** begin **

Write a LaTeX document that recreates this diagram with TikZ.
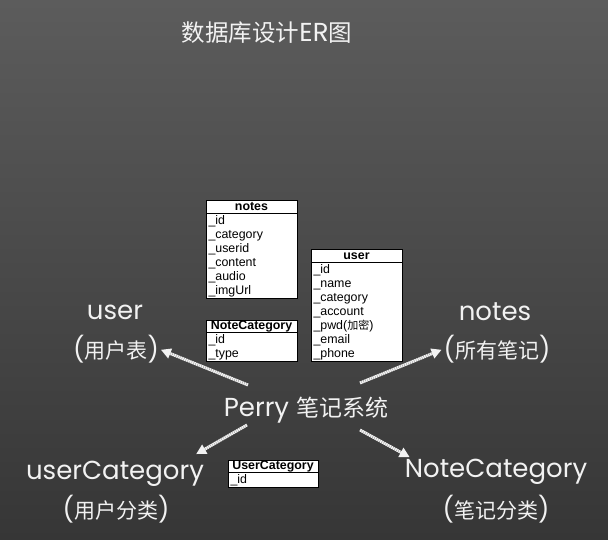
\documentclass[tikz,border=0pt]{standalone}
\usepackage{fontspec}
\setmainfont{Liberation Sans}
\newfontfamily\cjk{Noto Sans CJK SC}
\newfontfamily\chalkfont{Poppins}
\usetikzlibrary{arrows.meta}
\usetikzlibrary{positioning}
\definecolor{bgtop}{RGB}{92,92,92}
\definecolor{bgmid}{RGB}{80,80,80}
\definecolor{bgbot}{RGB}{54,54,54}
\definecolor{chalk}{RGB}{242,242,242}

\tikzset{
  tblhead/.style={draw=black, fill=white, line width=1pt, outer sep=0pt,
    minimum width=91pt, inner sep=0pt, text height=9.5pt, text depth=3pt,
    font=\fontsize{12.4}{14}\selectfont\bfseries},
  tblbody/.style={draw=black, fill=white, line width=1pt, outer sep=0pt,
    text width=86pt, inner xsep=2.5pt, inner ysep=1.8pt, align=left,
    font=\fontsize{12.4}{14}\selectfont},
  lbl/.style={text=chalk, inner sep=0pt, font=\chalkfont\fontsize{26}{28}\selectfont},
  cnlbl/.style={text=chalk, inner sep=0pt, font=\cjk\fontsize{21}{23}\selectfont},
  arr/.style={-{Triangle[length=10pt,width=10pt]}, draw=chalk, line width=3pt,
    dash pattern=on 1.6pt off 0.5pt}
}
\newcommand{\pl}{{\chalkfont\fontsize{25}{27}\selectfont(}}
\newcommand{\pr}{{\chalkfont\fontsize{25}{27}\selectfont)}}

\begin{document}
\begin{tikzpicture}[x=1pt, y=-1pt]
        % fond
        \useasboundingbox (0,0) rectangle (608,540);
        \shade[top color=bgtop, middle color=bgmid, bottom color=bgbot] (0,0) rectangle (608,540);

        % titre
        \node[cnlbl, font=\cjk\fontsize{23.5}{25}\selectfont] (title) at (267,33) {数据库设计{\chalkfont\fontsize{26}{27}\selectfont ER}图};

        % tables
        \node[tblhead, anchor=north west] (notes) at (206,201) {notes};
        \node[tblbody, below=0pt of notes] (notesf) {\_id\\\_category\\\_userid\\\_content\\\_audio\\\_imgUrl};

        \node[tblhead, anchor=north west] (user) at (311,250) {user};
        \node[tblbody, below=0pt of user] (userf) {\_id\\\_name\\\_category\\\_account\\\_pwd({\cjk\fontsize{11}{14}\selectfont 加密})\\\_email\\\_phone};

        \node[tblhead, anchor=north west] (notecat) at (206,320) {NoteCategory};
        \node[tblbody, below=0pt of notecat] (notecatf) {\_id\\\_type};

        \node[tblhead, anchor=north west, minimum width=90pt] (usercat) at (228,460) {UserCategory};
        \node[tblbody, below=0pt of usercat, text width=85pt] (usercatf) {\_id};

        % libelles
        \node[lbl] (userlb) at (115,312) {user};
        \node[cnlbl] (usercn) at (116,349) {\pl 用户表\pr};
        \node[lbl] (noteslb) at (495,312) {notes};
        \node[cnlbl] (notescn) at (497,349) {\pl 所有笔记\pr};
        \node[lbl] (perry) at (306,410) {Perry {\cjk\fontsize{23}{25}\selectfont 笔记系统}};
        \node[lbl] (usercatlb) at (115,474) {userCategory};
        \node[cnlbl] (usercatcn) at (116,509) {\pl 用户分类\pr};
        \node[lbl] (notecatlb) at (496,472) {NoteCategory};
        \node[cnlbl] (notecatcn) at (496,509) {\pl 笔记分类\pr};

        % fleches
        \coordinate (t1) at (248,385);
        \coordinate (t2) at (360,383);
        \coordinate (t3) at (247,425);
        \coordinate (t4) at (360,430);
        \draw[arr, shorten >=2pt] (t1) -- (usercn.east);
        \draw[arr, shorten >=2pt] (t2) -- (notescn.west);
        \draw[arr] (t3) -- ([xshift=-8pt,yshift=7pt]usercatlb.north east);
        \draw[arr] (t4) -- ([xshift=5pt,yshift=2pt]notecatlb.north west);
    \end{tikzpicture}
\end{document}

** end **

Write the lines above out again exactly, without any of their pictures.

Write a LaTeX document that recreates this diagram with TikZ.
\documentclass[tikz,border=0pt]{standalone}
\usepackage{fontspec}
\setmainfont{Liberation Sans}
\newfontfamily\cjk{Noto Sans CJK SC}
\newfontfamily\chalkfont{Poppins}
\usetikzlibrary{arrows.meta}
\usetikzlibrary{positioning}
\definecolor{bgtop}{RGB}{92,92,92}
\definecolor{bgmid}{RGB}{80,80,80}
\definecolor{bgbot}{RGB}{54,54,54}
\definecolor{chalk}{RGB}{242,242,242}

\tikzset{
  tblhead/.style={draw=black, fill=white, line width=1pt, outer sep=0pt,
    minimum width=91pt, inner sep=0pt, text height=9.5pt, text depth=3pt,
    font=\fontsize{12.4}{14}\selectfont\bfseries},
  tblbody/.style={draw=black, fill=white, line width=1pt, outer sep=0pt,
    text width=86pt, inner xsep=2.5pt, inner ysep=1.8pt, align=left,
    font=\fontsize{12.4}{14}\selectfont},
  lbl/.style={text=chalk, inner sep=0pt, font=\chalkfont\fontsize{26}{28}\selectfont},
  cnlbl/.style={text=chalk, inner sep=0pt, font=\cjk\fontsize{21}{23}\selectfont},
  arr/.style={-{Triangle[length=10pt,width=10pt]}, draw=chalk, line width=3pt,
    dash pattern=on 1.6pt off 0.5pt}
}
\newcommand{\pl}{{\chalkfont\fontsize{25}{27}\selectfont(}}
\newcommand{\pr}{{\chalkfont\fontsize{25}{27}\selectfont)}}

\begin{document}
\begin{tikzpicture}[x=1pt, y=-1pt]
        % fond
        \useasboundingbox (0,0) rectangle (608,540);
        \shade[top color=bgtop, middle color=bgmid, bottom color=bgbot] (0,0) rectangle (608,540);

        % titre
        \node[cnlbl, font=\cjk\fontsize{23.5}{25}\selectfont] (title) at (267,33) {数据库设计{\chalkfont\fontsize{26}{27}\selectfont ER}图};

        % tables
        \node[tblhead, anchor=north west] (notes) at (206,201) {notes};
        \node[tblbody, below=0pt of notes] (notesf) {\_id\\\_category\\\_userid\\\_content\\\_audio\\\_imgUrl};

        \node[tblhead, anchor=north west] (user) at (311,250) {user};
        \node[tblbody, below=0pt of user] (userf) {\_id\\\_name\\\_category\\\_account\\\_pwd({\cjk\fontsize{11}{14}\selectfont 加密})\\\_email\\\_phone};

        \node[tblhead, anchor=north west] (notecat) at (206,320) {NoteCategory};
        \node[tblbody, below=0pt of notecat] (notecatf) {\_id\\\_type};

        \node[tblhead, anchor=north west, minimum width=90pt] (usercat) at (228,460) {UserCategory};
        \node[tblbody, below=0pt of usercat, text width=85pt] (usercatf) {\_id};

        % libelles
        \node[lbl] (userlb) at (115,312) {user};
        \node[cnlbl] (usercn) at (116,349) {\pl 用户表\pr};
        \node[lbl] (noteslb) at (495,312) {notes};
        \node[cnlbl] (notescn) at (497,349) {\pl 所有笔记\pr};
        \node[lbl] (perry) at (306,410) {Perry {\cjk\fontsize{23}{25}\selectfont 笔记系统}};
        \node[lbl] (usercatlb) at (115,474) {userCategory};
        \node[cnlbl] (usercatcn) at (116,509) {\pl 用户分类\pr};
        \node[lbl] (notecatlb) at (496,472) {NoteCategory};
        \node[cnlbl] (notecatcn) at (496,509) {\pl 笔记分类\pr};

        % fleches
        \coordinate (t1) at (248,385);
        \coordinate (t2) at (360,383);
        \coordinate (t3) at (247,425);
        \coordinate (t4) at (360,430);
        \draw[arr, shorten >=2pt] (t1) -- (usercn.east);
        \draw[arr, shorten >=2pt] (t2) -- (notescn.west);
        \draw[arr] (t3) -- ([xshift=-8pt,yshift=7pt]usercatlb.north east);
        \draw[arr] (t4) -- ([xshift=5pt,yshift=2pt]notecatlb.north west);
    \end{tikzpicture}
\end{document}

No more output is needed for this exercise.